Re: Already paying 10%
That's optimistic ball-gazing - the pound is unlikely to recover to "normal", i.e. pre-Brexit, levels.
You only have to look at the long-term currency Hedge rates to get a feel for what the money markets think will happen. It's clear the GBP will be worth c. 7%-10% less than pre-Brexit (& yes, I'm already aware that speculation had already begun before the announcement in Feb. USD rate was 1.6-1.5 in late 2015, dropped & hovered to 1.4 around the announcement, and is now more steady at around 1.3.

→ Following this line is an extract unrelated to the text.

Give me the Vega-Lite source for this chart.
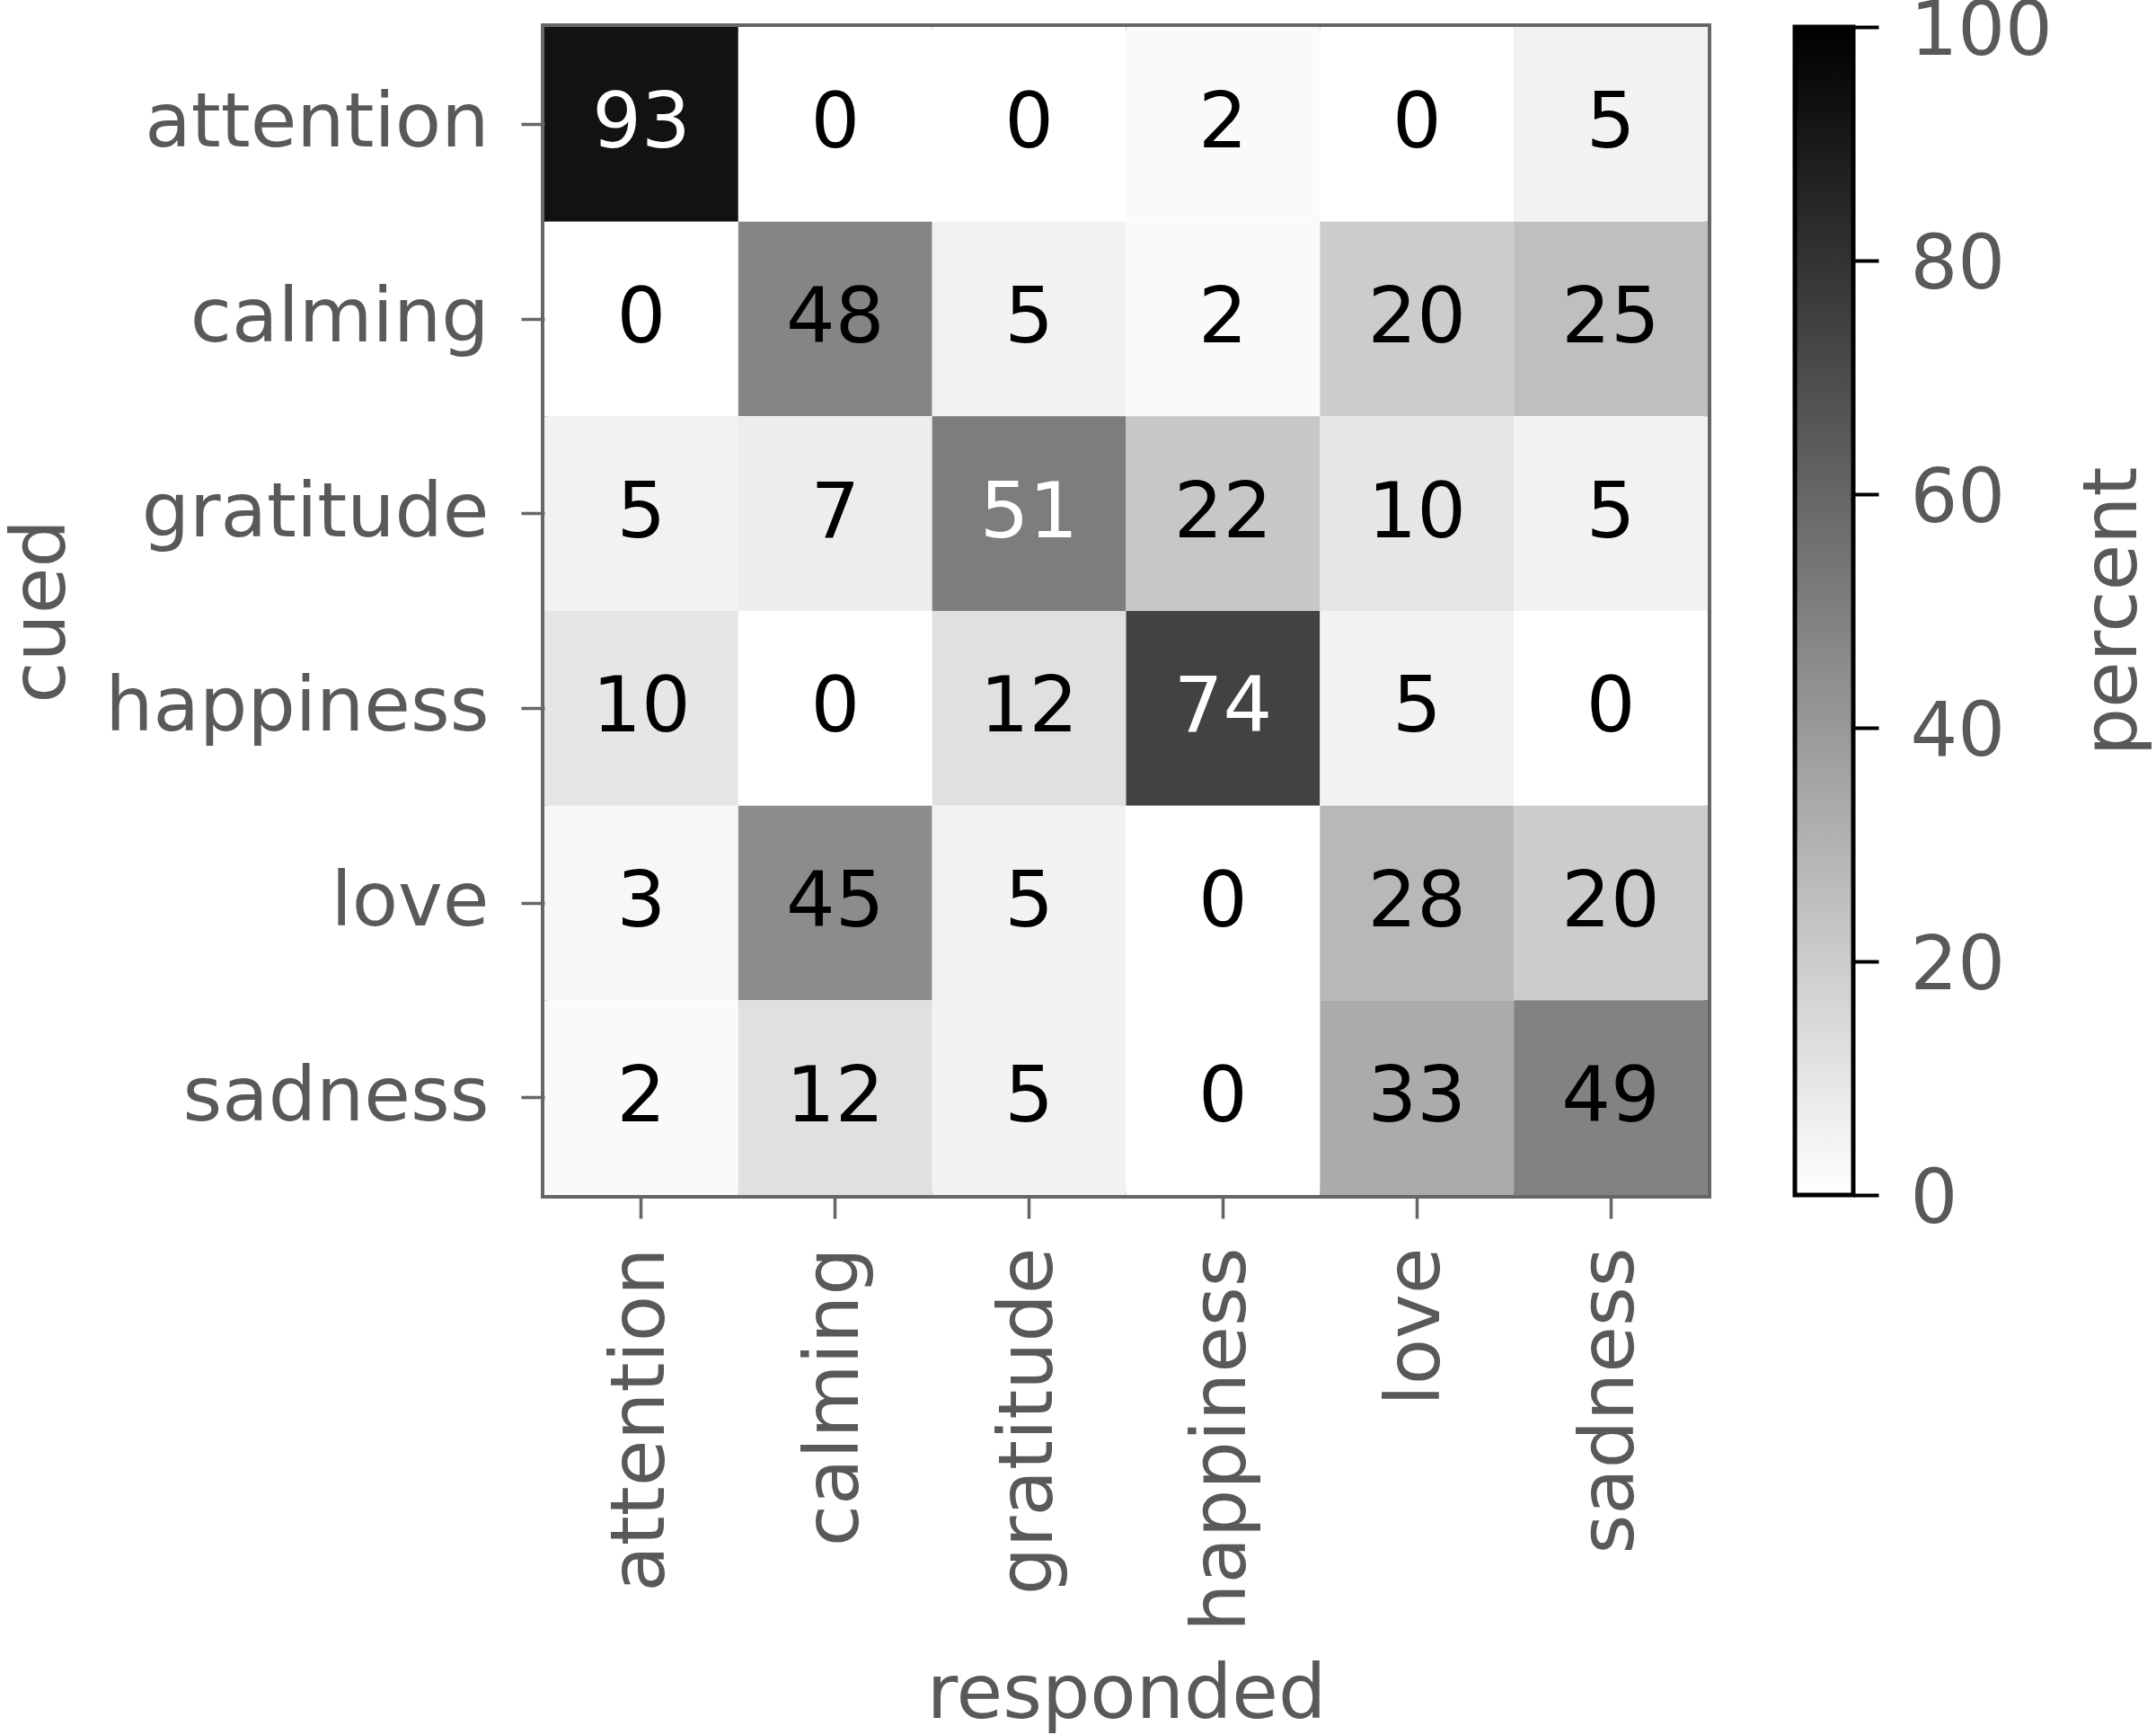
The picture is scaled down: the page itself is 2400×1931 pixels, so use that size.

So the net is GBP will be worth, say, 8% less. And whilst that will help our exporters a bit, don't forget their raw materials & goods will cost more unless 100% produced in the UK, AND the commensurate uncertainty that we've introduced into Europe will lower the Euro, too, so would effectively cancel most of our export benefits, certainly into Europe.
Long-term, it means a large part of our raw materials, and anything supplied by Global companies, who price their costs in USD, will cost 8% more, which will have to be passed on to us, the consumers.
Let's be generous and say the it's only a 5% hit, to account for purely domestic sourcing and EU imports / Euro weakness. Our wages won't rise due to the prolonged employment uncertainty, and so the overall effect is we will ALL be 5% poorer.
Personally, many of my customers have delayed IT projects, and focused their time on doing some housekeeping, which means my business loses a massive chunk of revenue, most of which won't recover, it just shifts everything else out, and so hits my pay packet directly, and hard, dammit.
So of course I'm mightily pissed off because that hurts me directly with a double-whammy of short-term penury and higher cost of living long-term.
My household will be OK, though, the IT industry isn't too badly paid, so we'll just have to tighten a little. But it'll be the worst-off who will suffer most from that kind of squeeze, and that hurts my social conscience.